|Institution:||Texas A&M University|
|Full text PDF:||http://hdl.handle.net/1969.1/153295|
The flow in a tightly packed array of spheres is important to various engineering fields. In nuclear engineering applications, for instance, researchers have proposed core geometries of the pebble bed reactor (PBR) type cooled by gas or molten salt. Proper core cooling, both at operation and during accident conditions, is a key issue that must be addressed in any reactor design; and the limited amount of data available for the complicated geometry of PBR cores makes this task even more complex. A detailed understanding of coolant flow patterns and properties must be developed in order to meet safety requirements and ensure core longevity.
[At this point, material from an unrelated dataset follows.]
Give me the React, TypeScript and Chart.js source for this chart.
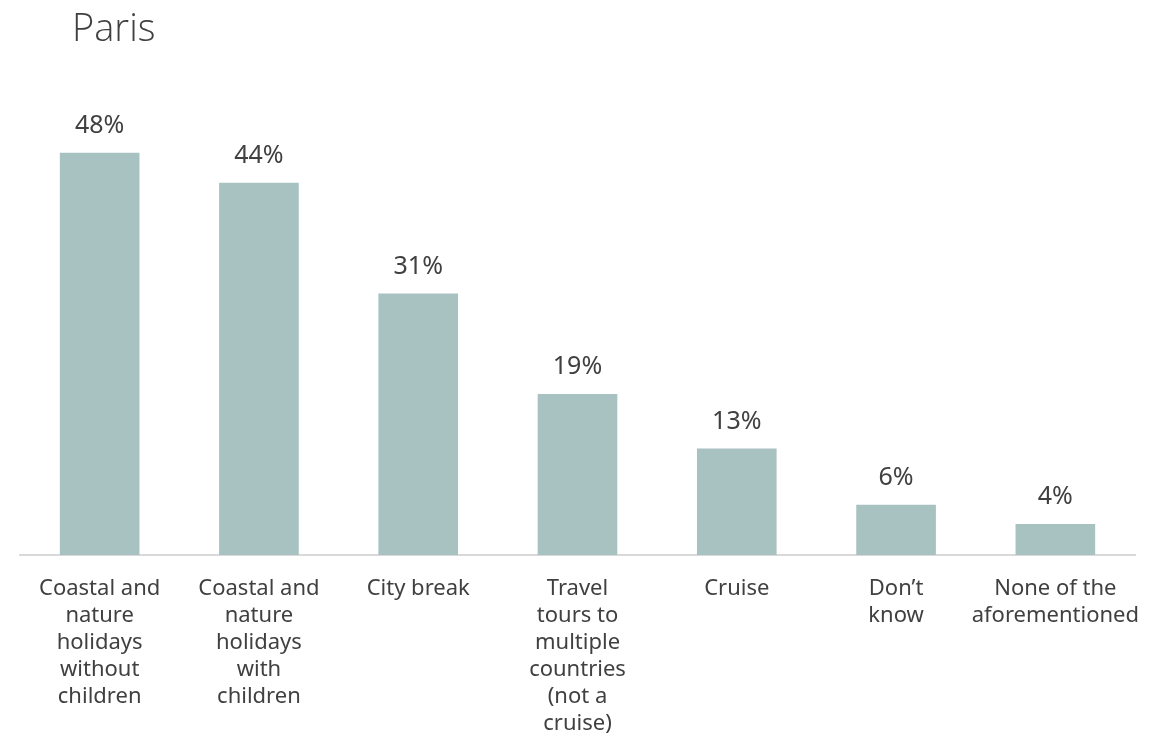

We addressed this issue by using the spectral-element computational fluid dynamics code Nek5000, developed at Argonne National Laboratory, to conduct both large eddy simulation (LES) and direct numerical simulation (DNS) of fluid flow through a single face-centered cubic sphere lattice with periodic boundary conditions. Multiple LES were conducted with varying Reynolds numbers in an effort to determine how the Reynolds number affects the development of asymmetries within the flow patterns. The DNS focused on the development of turbulence and were used to compute the turbulent kinetic energy budgets. A set of statistical analyses were also conducted to support the validity of the results.